Blade Runner, R. Scott (1982)

One of the genres that has made most use of night-time scenarios is undoubtedly science fiction, and what film could represent this combination better than Blade Runner? Released in 1982 but set in a hypothetical 2019, Blade Runner projects the eternal theme of the difficult coexistence between humans and androids in a Los Angeles constantly submerged by a blanket of rain and darkness, whose only sources of light are, again, the futuristic neon lights of a strongly oriental-looking metropolis. If the outside is characterised by incessant rain, the interiors are, on the other hand, enveloped in fog and smoke, dim lights and heavy shadows. The title refers to the namesake of the android hunters, or replicants, destined to be punished for developing their own independence. In a world where the boundary between human and android is blurred, the soundtrack itself represents this coexistence through the combination of acoustic melodies and synthesisers. Blade Runner is an exemplary film for all the cyberpunk science fiction to come, capable of leaving us stunned not only by its use of such hypnotic futuristic scenarios, but also by the moral questions it raises, as well as by a final monologue on the value of memory, destined to become immortal (“I’ve seen things you people wouldn’t believe…”).

Midnight in Paris, W. Allen (2011)

However, night is not only the protagonist of thrillers or noir films. Many comedies and romantic films have made it the setting for their stories, such as Scorsese’s After Hours or Linklater’s Before Sunrise. One of the most recent works by the New York comic genius, Woody Allen’s Midnight in Paris, combines romance and comedy with skilful irony and remarkable culture. In this film, Allen’s eye shifts away from his New York and focuses on Paris. What remains unchanged is the director’s ironic critique of bourgeois society. In Midnight in Paris, the night is not only a context, but a real trigger for the development of a quite surreal plot. The protagonist is Gil, an eternal nostalgic for a past he has never lived and with whom many can easily identify. Who has never dreamed, after all, of living even for a few hours in a different era? For Gil, this desire becomes reality when, at the stroke of midnight, he is inexplicably transported to the 1920s Paris, a city that was the beating heart of European culture in the first decades of the 20th century. Feeling delighted, Gil has the opportunity to meet, in this sort of parallel dimension, some of the main figures of the “Lost Generation” such as Hemingway, Dalí, Buñuel and Fitzgerald. This nocturnal space allows Gil to bring out his more cultured and inner side, which modernity does not seem to fully understand. Balanced between two different existences, Gil understands that he cannot completely renounce the concreteness of the present to abandon himself to the transcendence of the night.

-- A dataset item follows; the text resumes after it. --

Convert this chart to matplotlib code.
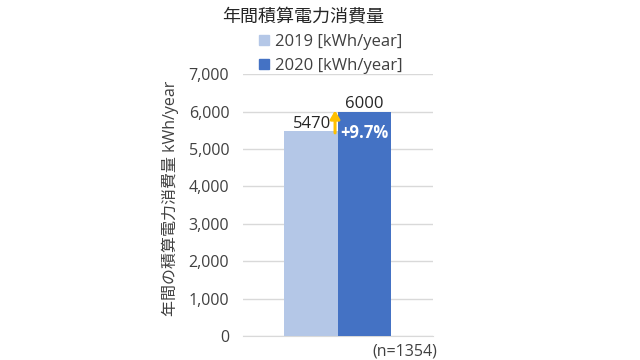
import matplotlib
matplotlib.use("Agg")
import matplotlib.pyplot as plt
from matplotlib.patches import Patch

plt.rcParams['font.family'] = ['Open Sans', 'Noto Sans CJK JP', 'DejaVu Sans']

years = ["2019 [kWh/year]", "2020 [kWh/year]"]
values = [5470, 6000]
colors = ["#B4C7E7", "#4472C4"]
change_label = "+9.7%"
yticks = [0, 1000, 2000, 3000, 4000, 5000, 6000, 7000]
title = "年間積算電力消費量"
ylabel = "年間の積算電力消費量 kWh/year"
note = "(n=1354)"

fig = plt.figure(figsize=(6.4, 3.6), dpi=100)
ax = fig.add_axes([0.380, 0.0667, 0.297, 0.7273])

xs = [0, 1]
ax.bar(xs, values, width=1.0, color=colors, zorder=3)
ax.set_xlim(-1.259, 2.278)
ax.set_ylim(0, 7000)
ax.set_yticks(yticks)
ax.set_yticklabels([f"{v:,}" for v in yticks], fontsize=11.5, color="#404040")
ax.set_xticks([])
ax.grid(axis="y", color="#D9D9D9", linewidth=1, zorder=0)
for s in ["top", "right", "left"]:
    ax.spines[s].set_visible(False)
ax.spines["bottom"].set_color("#D9D9D9")
ax.tick_params(axis="y", length=0, pad=10)
ax.set_ylabel(ylabel, fontsize=11.5, color="#404040")
ax.yaxis.set_label_coords(-0.337, 0.527)

# value labels
ax.text(0.37, values[0] + 100, str(values[0]), ha="right", va="baseline", fontsize=12, color="#262626")
ax.text(1.0, values[1] + 100, str(values[1]), ha="center", va="baseline", fontsize=12, color="#262626")
ax.text(1.0, values[1] - 580, change_label, ha="center", va="center", fontsize=12,
        color="white", fontweight="bold")
ax.annotate("", xy=(0.45, values[1] + 30), xytext=(0.45, values[0] - 40),
            arrowprops=dict(arrowstyle="-|>,head_length=0.6,head_width=0.35", color="#FFC000",
                            lw=2.2, mutation_scale=8, shrinkA=0, shrinkB=0), zorder=5)

fig.text(0.473, 0.953, title, ha="center", va="center", fontsize=13, color="#262626")
handles = [Patch(color=c) for c in colors]
fig.legend(handles, years, loc="upper left", bbox_to_anchor=(0.382, 0.948), frameon=False,
           fontsize=12, handlelength=0.55, handleheight=0.55, handletextpad=0.4, labelspacing=0.5,
           labelcolor="#404040")
fig.text(0.683, 0.025, note, ha="right", va="center", fontsize=11.5, color="#404040")

fig.savefig("out.png", dpi=100)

There is no doubt, therefore, that regardless of the film genre, films have made use of the night to communicate the effect it has on man: to be himself. Whether it is introspection, a return to primitive instincts, the recognition of the implicit value of everyday things, or simply the abandonment of daytime responsibilities, night allows us to reach our true nature, which is hidden during the day. After all, how could the stars show their essence without the surrounding darkness?